Dataset section:
__________________________________________________

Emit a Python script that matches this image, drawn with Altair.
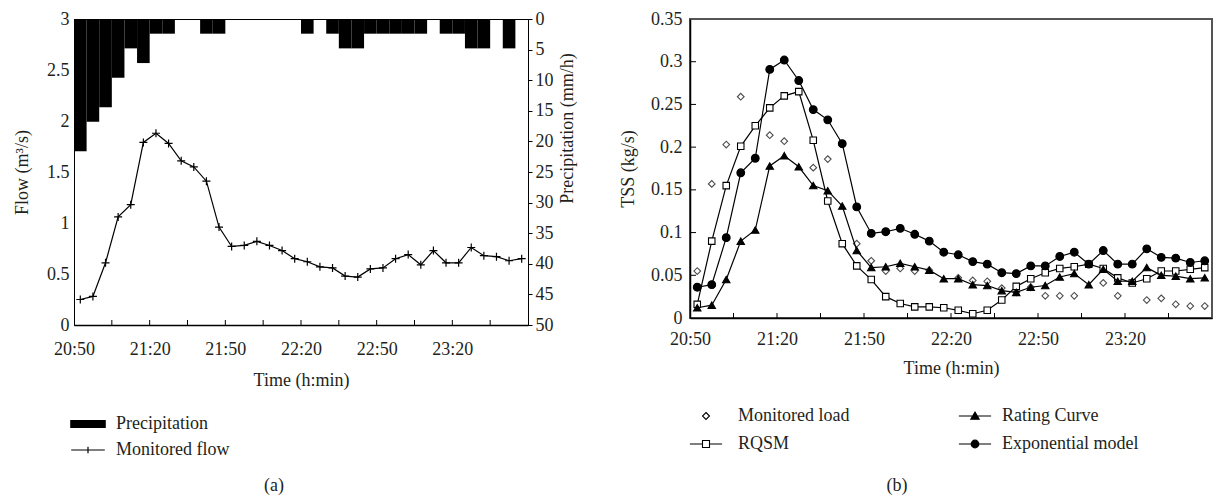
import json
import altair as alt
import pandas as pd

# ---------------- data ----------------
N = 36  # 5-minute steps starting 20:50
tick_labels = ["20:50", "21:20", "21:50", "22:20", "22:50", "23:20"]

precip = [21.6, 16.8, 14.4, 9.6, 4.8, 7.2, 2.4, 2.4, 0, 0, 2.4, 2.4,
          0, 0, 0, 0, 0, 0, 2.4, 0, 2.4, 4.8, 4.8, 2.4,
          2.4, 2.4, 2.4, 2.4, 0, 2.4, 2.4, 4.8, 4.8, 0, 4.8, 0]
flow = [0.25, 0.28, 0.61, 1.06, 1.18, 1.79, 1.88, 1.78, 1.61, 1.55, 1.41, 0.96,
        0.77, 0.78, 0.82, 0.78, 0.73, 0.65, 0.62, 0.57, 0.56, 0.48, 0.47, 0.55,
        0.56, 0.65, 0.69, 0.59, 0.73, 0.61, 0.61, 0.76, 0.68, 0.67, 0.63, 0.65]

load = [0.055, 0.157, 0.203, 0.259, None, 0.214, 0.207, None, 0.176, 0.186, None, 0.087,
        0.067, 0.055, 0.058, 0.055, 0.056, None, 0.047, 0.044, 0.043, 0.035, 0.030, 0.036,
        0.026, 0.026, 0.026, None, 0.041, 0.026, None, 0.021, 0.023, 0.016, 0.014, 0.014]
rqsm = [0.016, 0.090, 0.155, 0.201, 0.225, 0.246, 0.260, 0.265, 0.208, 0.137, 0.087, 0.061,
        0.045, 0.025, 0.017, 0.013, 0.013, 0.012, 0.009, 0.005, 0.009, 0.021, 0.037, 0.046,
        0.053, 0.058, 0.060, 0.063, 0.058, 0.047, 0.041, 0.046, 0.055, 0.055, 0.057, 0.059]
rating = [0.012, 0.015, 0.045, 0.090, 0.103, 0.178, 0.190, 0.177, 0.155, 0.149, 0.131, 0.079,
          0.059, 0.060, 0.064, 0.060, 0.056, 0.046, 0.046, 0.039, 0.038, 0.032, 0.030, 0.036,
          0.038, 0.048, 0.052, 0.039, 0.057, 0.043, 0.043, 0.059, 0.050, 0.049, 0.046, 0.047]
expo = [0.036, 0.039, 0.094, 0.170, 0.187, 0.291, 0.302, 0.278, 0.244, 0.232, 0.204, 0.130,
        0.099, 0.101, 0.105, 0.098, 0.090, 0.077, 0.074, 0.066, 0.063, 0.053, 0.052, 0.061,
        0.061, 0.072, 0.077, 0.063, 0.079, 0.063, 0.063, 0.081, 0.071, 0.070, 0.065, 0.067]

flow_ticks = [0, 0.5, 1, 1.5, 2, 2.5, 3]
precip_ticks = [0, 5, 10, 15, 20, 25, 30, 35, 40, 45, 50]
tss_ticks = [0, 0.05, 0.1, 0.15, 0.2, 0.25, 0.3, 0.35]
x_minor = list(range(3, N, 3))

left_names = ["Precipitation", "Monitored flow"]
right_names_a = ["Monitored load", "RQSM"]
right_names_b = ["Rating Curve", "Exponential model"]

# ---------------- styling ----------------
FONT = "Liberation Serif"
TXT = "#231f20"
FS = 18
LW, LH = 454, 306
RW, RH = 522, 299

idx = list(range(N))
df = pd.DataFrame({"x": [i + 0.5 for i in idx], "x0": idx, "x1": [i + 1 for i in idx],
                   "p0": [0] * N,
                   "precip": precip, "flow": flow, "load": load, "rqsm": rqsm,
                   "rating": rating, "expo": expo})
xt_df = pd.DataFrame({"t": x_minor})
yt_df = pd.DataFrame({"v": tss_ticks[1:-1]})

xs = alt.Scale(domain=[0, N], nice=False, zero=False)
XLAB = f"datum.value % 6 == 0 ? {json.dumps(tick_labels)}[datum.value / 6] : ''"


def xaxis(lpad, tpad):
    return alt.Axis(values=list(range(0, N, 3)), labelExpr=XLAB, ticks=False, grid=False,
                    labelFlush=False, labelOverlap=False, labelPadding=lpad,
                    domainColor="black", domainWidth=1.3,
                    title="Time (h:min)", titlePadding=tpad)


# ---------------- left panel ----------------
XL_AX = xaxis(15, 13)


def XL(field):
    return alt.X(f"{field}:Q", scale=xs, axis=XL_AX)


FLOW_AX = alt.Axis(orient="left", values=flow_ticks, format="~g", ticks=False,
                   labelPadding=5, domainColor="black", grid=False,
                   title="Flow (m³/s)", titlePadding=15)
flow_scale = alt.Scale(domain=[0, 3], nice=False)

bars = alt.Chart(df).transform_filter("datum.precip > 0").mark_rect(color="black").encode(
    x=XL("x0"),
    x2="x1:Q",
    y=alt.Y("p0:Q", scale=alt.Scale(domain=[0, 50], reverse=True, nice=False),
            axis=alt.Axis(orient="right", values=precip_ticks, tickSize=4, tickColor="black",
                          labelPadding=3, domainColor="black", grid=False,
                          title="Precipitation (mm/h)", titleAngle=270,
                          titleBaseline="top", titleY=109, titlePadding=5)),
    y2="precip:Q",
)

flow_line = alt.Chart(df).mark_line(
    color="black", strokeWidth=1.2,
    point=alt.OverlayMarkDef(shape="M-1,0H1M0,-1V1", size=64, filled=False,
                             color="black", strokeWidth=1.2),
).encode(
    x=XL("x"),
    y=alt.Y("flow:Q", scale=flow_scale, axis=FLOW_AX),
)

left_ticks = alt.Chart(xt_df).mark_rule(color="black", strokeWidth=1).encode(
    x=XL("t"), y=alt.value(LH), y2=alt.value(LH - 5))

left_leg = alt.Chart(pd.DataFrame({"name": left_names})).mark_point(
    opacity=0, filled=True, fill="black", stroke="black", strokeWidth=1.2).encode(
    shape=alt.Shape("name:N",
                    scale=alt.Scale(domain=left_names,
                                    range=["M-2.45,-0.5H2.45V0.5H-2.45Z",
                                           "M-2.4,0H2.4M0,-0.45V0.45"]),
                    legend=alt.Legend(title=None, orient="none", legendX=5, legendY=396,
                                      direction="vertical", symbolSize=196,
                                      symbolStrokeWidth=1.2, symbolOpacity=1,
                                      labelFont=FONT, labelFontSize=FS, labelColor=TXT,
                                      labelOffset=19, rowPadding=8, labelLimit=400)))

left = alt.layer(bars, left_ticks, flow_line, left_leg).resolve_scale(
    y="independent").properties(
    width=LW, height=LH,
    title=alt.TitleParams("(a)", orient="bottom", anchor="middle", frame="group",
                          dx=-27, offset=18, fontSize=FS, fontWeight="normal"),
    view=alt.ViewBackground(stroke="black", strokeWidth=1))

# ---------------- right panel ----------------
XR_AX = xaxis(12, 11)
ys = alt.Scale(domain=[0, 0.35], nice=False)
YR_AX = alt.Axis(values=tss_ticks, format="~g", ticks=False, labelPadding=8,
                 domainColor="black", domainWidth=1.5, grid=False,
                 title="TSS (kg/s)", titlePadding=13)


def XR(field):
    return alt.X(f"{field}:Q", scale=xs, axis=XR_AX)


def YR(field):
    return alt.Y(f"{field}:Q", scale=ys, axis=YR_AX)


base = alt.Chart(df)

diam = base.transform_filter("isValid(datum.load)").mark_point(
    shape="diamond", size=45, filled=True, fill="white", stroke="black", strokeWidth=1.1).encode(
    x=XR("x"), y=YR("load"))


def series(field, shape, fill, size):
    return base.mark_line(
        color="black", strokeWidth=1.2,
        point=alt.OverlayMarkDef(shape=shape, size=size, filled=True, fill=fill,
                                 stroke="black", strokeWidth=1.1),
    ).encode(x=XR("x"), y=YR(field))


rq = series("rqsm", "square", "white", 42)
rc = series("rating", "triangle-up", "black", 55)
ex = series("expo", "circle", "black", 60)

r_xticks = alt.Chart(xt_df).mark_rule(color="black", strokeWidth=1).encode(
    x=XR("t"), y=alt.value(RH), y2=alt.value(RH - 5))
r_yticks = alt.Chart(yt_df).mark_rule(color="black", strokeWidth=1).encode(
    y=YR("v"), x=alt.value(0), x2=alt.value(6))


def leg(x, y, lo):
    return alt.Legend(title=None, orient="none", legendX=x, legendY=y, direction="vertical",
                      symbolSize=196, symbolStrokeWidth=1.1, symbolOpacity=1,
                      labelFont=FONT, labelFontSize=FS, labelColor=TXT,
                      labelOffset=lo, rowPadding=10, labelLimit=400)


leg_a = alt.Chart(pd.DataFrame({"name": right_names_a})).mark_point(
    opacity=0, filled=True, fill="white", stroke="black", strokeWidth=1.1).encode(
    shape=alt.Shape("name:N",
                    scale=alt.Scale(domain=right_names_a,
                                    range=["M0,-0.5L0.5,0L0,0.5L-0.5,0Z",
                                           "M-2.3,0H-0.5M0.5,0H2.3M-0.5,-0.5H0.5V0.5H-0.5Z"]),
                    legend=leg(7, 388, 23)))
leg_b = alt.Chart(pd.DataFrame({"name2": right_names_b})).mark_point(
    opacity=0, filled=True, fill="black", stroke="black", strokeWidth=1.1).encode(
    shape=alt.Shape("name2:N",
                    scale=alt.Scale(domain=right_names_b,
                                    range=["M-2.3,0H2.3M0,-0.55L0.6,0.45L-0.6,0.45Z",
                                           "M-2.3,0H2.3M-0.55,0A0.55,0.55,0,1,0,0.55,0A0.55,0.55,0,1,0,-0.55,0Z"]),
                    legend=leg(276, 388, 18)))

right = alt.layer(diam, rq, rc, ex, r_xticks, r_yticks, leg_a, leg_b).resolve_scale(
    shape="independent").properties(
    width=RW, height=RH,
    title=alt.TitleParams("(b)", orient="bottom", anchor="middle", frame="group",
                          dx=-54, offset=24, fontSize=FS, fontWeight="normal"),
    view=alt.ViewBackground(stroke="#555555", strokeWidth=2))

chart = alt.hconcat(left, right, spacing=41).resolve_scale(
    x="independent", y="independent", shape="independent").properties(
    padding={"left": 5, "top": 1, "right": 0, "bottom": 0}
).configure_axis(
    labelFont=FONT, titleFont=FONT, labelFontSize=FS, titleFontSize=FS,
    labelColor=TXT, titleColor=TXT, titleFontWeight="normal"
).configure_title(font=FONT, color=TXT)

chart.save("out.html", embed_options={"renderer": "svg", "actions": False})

__________________________________________________

What is being asked: Transcribe the opening line of the listing above, please, and every line after it through the line with "import pandas as pd", word for word, without pictures.

Response to this task:
Emit a Python script that matches this image, drawn with Altair.
import json
import altair as alt
import pandas as pd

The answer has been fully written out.